Laura Jarrett is an American television journalist working for NBC News. She currently serves as an anchor for the Saturday editions of Today and NBC News' senior legal correspondent.

== Education ==
Jarrett earned a Bachelor of Arts degree from Amherst College and a Juris Doctor degree from Harvard Law School.

== Career ==
Jarrett joined CNN in 2016. In January 2020, she became the co-anchor of Early Start. Jarrett left CNN for NBC News in November 2022. Since January 2023, she has worked for NBC News as a senior legal correspondent succeeding veteran Pete Williams who retired in 2022. She became co-anchor of the Saturday edition of Today on September 8, 2023, succeeding Kristen Welker, who became moderator of Meet the Press. In her role with NBC News, she frequently fills in as a co-anchor across all four hours of Today, substitute anchors and reports on NBC Nightly News, and anchors and reports on NBC News special reports and special events coverage like Election Nights.

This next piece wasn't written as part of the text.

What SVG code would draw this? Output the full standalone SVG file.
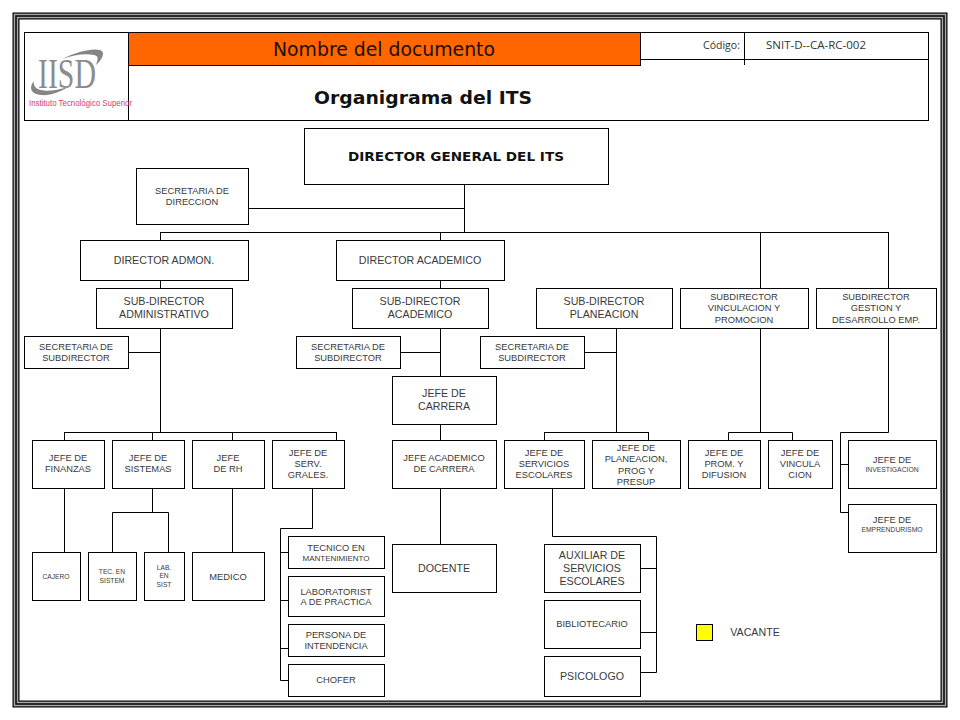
<svg xmlns="http://www.w3.org/2000/svg" width="960" height="720" viewBox="0 0 960 720">
<style>
.b{fill:#fff;stroke:#000;stroke-width:1}
text{font-family:"Liberation Sans",Arial,sans-serif;fill:#3a3a3a;text-anchor:middle}
.s7{font-size:6.67px}.s8{font-size:8px}.s9{font-size:9.33px}.s10{font-size:10.67px}
#connectors path{fill:none;stroke:#000;stroke-width:1}
</style>
<rect width="960" height="720" fill="#fff"/>
<g id="frame" fill="none">
<rect x="16" y="16" width="928" height="688" stroke="#000" stroke-width="7"/>
<rect x="16" y="16" width="928" height="688" stroke="#a8a8a8" stroke-width="4.600"/>
<rect x="16" y="16" width="928" height="688" stroke="#000" stroke-width="1.500"/>
</g>
<g id="header">
<rect x="24.500" y="32.500" width="904" height="88" fill="#fff" stroke="#000"/>
<rect x="128.500" y="32.500" width="512" height="33" fill="#ff6600" stroke="#000"/>
<path d="M128.500 65V120.500M640 59.500H928M744.500 32V65" fill="none" stroke="#000"/>
<text x="384" y="56" style="font-family:'DejaVu Sans',Verdana,sans-serif;font-size:20px;fill:#1a1008" textLength="222" lengthAdjust="spacingAndGlyphs">Nombre del documento</text>
<text x="423" y="104" style="font-family:'DejaVu Sans',Verdana,sans-serif;font-size:18px;font-weight:bold;fill:#111" textLength="218" lengthAdjust="spacingAndGlyphs">Organigrama del ITS</text>
<text x="721.500" y="49" style="font-family:'Open Sans',sans-serif;font-size:10.500px;fill:#333">Código:</text>
<text x="816" y="49" style="font-family:'Open Sans',sans-serif;font-size:10.500px;fill:#333" textLength="100" lengthAdjust="spacingAndGlyphs">SNIT-D--CA-RC-002</text>
</g>
<g id="logo">
<path d="M62 59C76 52 92 48 100 50C106 52 102 60 96 65C98 59 99 56 94 55C85 53 74 55 62 59Z" fill="#858585"/>
<path d="M34 81C29 87 30 94 41 95C50 96 60 92 68 87C58 90 47 92 41 90C36 89 33 86 34 81Z" fill="#858585"/>
<text x="67" y="88" style="font-family:'Liberation Serif',serif;font-size:42px;fill:#8c8c8c" textLength="58" lengthAdjust="spacingAndGlyphs">IISD</text>
<text x="80.500" y="105.500" style="font-size:8.800px;fill:#d63a72" textLength="103" lengthAdjust="spacingAndGlyphs">Instituto Tecnológico Superior</text>
</g>
<g id="connectors">
<path d="M464.500 184V232M248 208.500H464.500M160.500 232.500H888.500M160.500 232V240M440.500 232V240M760.500 232V288M888.500 232V288"/>
<path d="M160.500 280V288M160.500 328V432M128 352.500H160.500M64.500 432.500H336.500M64.500 432V440M152.500 432V440M232.500 432V440M336.500 432V440"/>
<path d="M440.500 280V288M440.500 328V376M400 352.500H440.500M440.500 424V440M440.500 488V544"/>
<path d="M616.500 328V432M584 352.500H616.500M544.500 432.500H648.500M544.500 432V440M648.500 432V440"/>
<path d="M552.500 488V536.500H656.500V672.500H640M640 568.500H656.500M640 632.500H656.500"/>
<path d="M64.500 488V552M152.500 488V512.500M112.500 552V512.500H168.500V552M232.500 488V552"/>
<path d="M312.500 488V528.500H280.500V680.500H288M280.500 552.500H288M280.500 600.500H288M280.500 648.500H288"/>
<path d="M760.500 328V432M728.500 440V432.500H792.500V440"/>
<path d="M888.500 328V432.500H840.500V512.500H848M840.500 464.500H848"/>
</g>
<g id="n-director-general"><rect class="b" x="304.500" y="128.500" width="304" height="56"/><text x="456" y="161" style="font-family:'DejaVu Sans',Verdana,sans-serif;font-size:11.500px;font-weight:bold;fill:#111" textLength="216" lengthAdjust="spacingAndGlyphs">DIRECTOR GENERAL DEL ITS</text></g>
<g id="n-secretaria-direccion"><rect class="b" x="136.500" y="168.500" width="112" height="56"/><text class="s9" x="192" y="194">SECRETARIA DE</text><text class="s9" x="192" y="205">DIRECCION</text></g>
<g id="n-director-admon"><rect class="b" x="80.500" y="240.500" width="168" height="40"/><text class="s10" x="164" y="264">DIRECTOR ADMON.</text></g>
<g id="n-director-academico"><rect class="b" x="336.500" y="240.500" width="168" height="40"/><text class="s10" x="420" y="264">DIRECTOR ACADEMICO</text></g>
<g id="n-sub-admin"><rect class="b" x="96.500" y="288.500" width="136" height="40"/><text class="s10" x="164" y="305">SUB-DIRECTOR</text><text class="s10" x="164" y="318">ADMINISTRATIVO</text></g>
<g id="n-sub-academico"><rect class="b" x="352.500" y="288.500" width="136" height="40"/><text class="s10" x="420" y="305">SUB-DIRECTOR</text><text class="s10" x="420" y="318">ACADEMICO</text></g>
<g id="n-sub-planeacion"><rect class="b" x="536.500" y="288.500" width="136" height="40"/><text class="s10" x="604" y="305">SUB-DIRECTOR</text><text class="s10" x="604" y="318">PLANEACION</text></g>
<g id="n-sub-vinculacion"><rect class="b" x="680.500" y="288.500" width="128" height="40"/><text class="s9" x="744" y="300">SUBDIRECTOR</text><text class="s9" x="744" y="311">VINCULACION Y</text><text class="s9" x="744" y="322.500">PROMOCION</text></g>
<g id="n-sub-gestion"><rect class="b" x="816.500" y="288.500" width="120" height="40"/><text class="s9" x="876" y="300">SUBDIRECTOR</text><text class="s9" x="876" y="311">GESTION  Y</text><text class="s9" x="876" y="322.500">DESARROLLO EMP.</text></g>
<g id="n-sec-sub-1"><rect class="b" x="24.500" y="336.500" width="104" height="32"/><text class="s9" x="76" y="350">SECRETARIA DE</text><text class="s9" x="76" y="361">SUBDIRECTOR</text></g>
<g id="n-sec-sub-2"><rect class="b" x="296.500" y="336.500" width="104" height="32"/><text class="s9" x="348" y="350">SECRETARIA DE</text><text class="s9" x="348" y="361">SUBDIRECTOR</text></g>
<g id="n-sec-sub-3"><rect class="b" x="480.500" y="336.500" width="104" height="32"/><text class="s9" x="532" y="350">SECRETARIA DE</text><text class="s9" x="532" y="361">SUBDIRECTOR</text></g>
<g id="n-jefe-carrera"><rect class="b" x="392.500" y="376.500" width="104" height="48"/><text class="s10" x="444" y="397">JEFE DE</text><text class="s10" x="444" y="410">CARRERA</text></g>
<g id="n-finanzas"><rect class="b" x="32.500" y="440.500" width="72" height="48"/><text class="s9" x="68" y="461">JEFE DE</text><text class="s9" x="68" y="472">FINANZAS</text></g>
<g id="n-sistemas"><rect class="b" x="112.500" y="440.500" width="72" height="48"/><text class="s9" x="148" y="461">JEFE DE</text><text class="s9" x="148" y="472">SISTEMAS</text></g>
<g id="n-rh"><rect class="b" x="192.500" y="440.500" width="72" height="48"/><text class="s9" x="228" y="461">JEFE</text><text class="s9" x="228" y="472">DE RH</text></g>
<g id="n-serv-grales"><rect class="b" x="272.500" y="440.500" width="72" height="48"/><text class="s9" x="308" y="455.500">JEFE DE</text><text class="s9" x="308" y="467">SERV.</text><text class="s9" x="308" y="478">GRALES.</text></g>
<g id="n-jefe-academico"><rect class="b" x="392.500" y="440.500" width="104" height="48"/><text class="s9" x="444" y="461">JEFE ACADEMICO</text><text class="s9" x="444" y="472">DE CARRERA</text></g>
<g id="n-serv-escolares"><rect class="b" x="504.500" y="440.500" width="80" height="48"/><text class="s9" x="544" y="455.500">JEFE DE</text><text class="s9" x="544" y="467">SERVICIOS</text><text class="s9" x="544" y="478">ESCOLARES</text></g>
<g id="n-planeacion"><rect class="b" x="592.500" y="440.500" width="88" height="48"/><text class="s9" x="636" y="451">JEFE DE</text><text class="s9" x="636" y="462">PLANEACION,</text><text class="s9" x="636" y="473.500">PROG Y</text><text class="s9" x="636" y="485">PRESUP</text></g>
<g id="n-prom"><rect class="b" x="688.500" y="440.500" width="72" height="48"/><text class="s9" x="724" y="455.500">JEFE DE</text><text class="s9" x="724" y="467">PROM. Y</text><text class="s9" x="724" y="478">DIFUSION</text></g>
<g id="n-vincula"><rect class="b" x="768.500" y="440.500" width="64" height="48"/><text class="s9" x="800" y="455.500">JEFE DE</text><text class="s9" x="800" y="467">VINCULA</text><text class="s9" x="800" y="478">CION</text></g>
<g id="n-investigacion"><rect class="b" x="848.500" y="440.500" width="88" height="48"/><text class="s9" x="892" y="463">JEFE DE</text><text x="892" y="471.500" style="font-size:6.800px">INVESTIGACION</text></g>
<g id="n-emprendurismo"><rect class="b" x="848.500" y="504.500" width="88" height="48"/><text class="s9" x="892" y="522.500">JEFE DE</text><text x="892" y="532" style="font-size:6.800px">EMPRENDURISMO</text></g>
<g id="n-cajero"><rect class="b" x="32.500" y="552.500" width="48" height="48"/><text class="s7" x="56" y="578.500">CAJERO</text></g>
<g id="n-tec-sistem"><rect class="b" x="88.500" y="552.500" width="48" height="48"/><text class="s7" x="112" y="574">TEC. EN</text><text class="s7" x="112" y="582.500">SISTEM</text></g>
<g id="n-lab-sist"><rect class="b" x="144.500" y="552.500" width="40" height="48"/><text class="s7" x="164" y="570">LAB.</text><text class="s7" x="164" y="578">EN</text><text class="s7" x="164" y="586.500">SIST</text></g>
<g id="n-medico"><rect class="b" x="192.500" y="552.500" width="72" height="48"/><text class="s9" x="228" y="579.500">MEDICO</text></g>
<g id="n-tecnico"><rect class="b" x="288.500" y="536.500" width="96" height="32"/><text class="s9" x="336" y="551">TECNICO EN</text><text class="s8" x="336" y="561">MANTENIMIENTO</text></g>
<g id="n-laboratorista"><rect class="b" x="288.500" y="576.500" width="96" height="40"/><text class="s9" x="336" y="594.500">LABORATORIST</text><text class="s9" x="336" y="605">A DE PRACTICA</text></g>
<g id="n-intendencia"><rect class="b" x="288.500" y="624.500" width="96" height="32"/><text class="s9" x="336" y="637.500">PERSONA DE</text><text class="s9" x="336" y="649">INTENDENCIA</text></g>
<g id="n-chofer"><rect class="b" x="288.500" y="664.500" width="96" height="32"/><text class="s9" x="336" y="683">CHOFER</text></g>
<g id="n-docente"><rect class="b" x="392.500" y="544.500" width="104" height="48"/><text class="s10" x="444" y="572">DOCENTE</text></g>
<g id="n-auxiliar"><rect class="b" x="544.500" y="544.500" width="96" height="48"/><text class="s10" x="592" y="559">AUXILIAR DE</text><text class="s10" x="592" y="572">SERVICIOS</text><text class="s10" x="592" y="585">ESCOLARES</text></g>
<g id="n-bibliotecario"><rect class="b" x="544.500" y="600.500" width="96" height="48"/><text class="s9" x="592" y="627">BIBLIOTECARIO</text></g>
<g id="n-psicologo"><rect class="b" x="544.500" y="656.500" width="96" height="40"/><text class="s10" x="592" y="680">PSICOLOGO</text></g>
<g id="legend"><rect x="696.500" y="624.500" width="16" height="16" fill="#ffff00" stroke="#000"/><text class="s10" x="755" y="636">VACANTE</text></g>
</svg>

=== Reading of Donald Trump verdict ===
On May 30, 2024, Donald Trump was prosecuted on 34 felony counts for falsifying business records. Jarrett is known for breaking this verdict live on NBC News by reading all 34 counts Trump was charged with. Jarrett on Today said that she and her news crew believed that the jury was going home for the day prior to the verdict coming out and did not expect a verdict that day. She was told the verdict in real time from a fellow NBC News reporter in the courtroom.

== Personal life ==
Jarrett is the daughter of Valerie Jarrett, a former Obama administration senior official; and Dr. William Robert Jarrett. Her maternal grandmother, Barbara T. Bowman, was an American early childhood education expert/advocate, academic, and author. Jarrett is of African and European descent Her father died of cardiac arrest in 1993.

She married Canadian attorney Tony Balkissoon, son of Bas Balkissoon in June 2012 in Chicago, Illinois. The couple have two children, son James (2019) and daughter June (July 2022).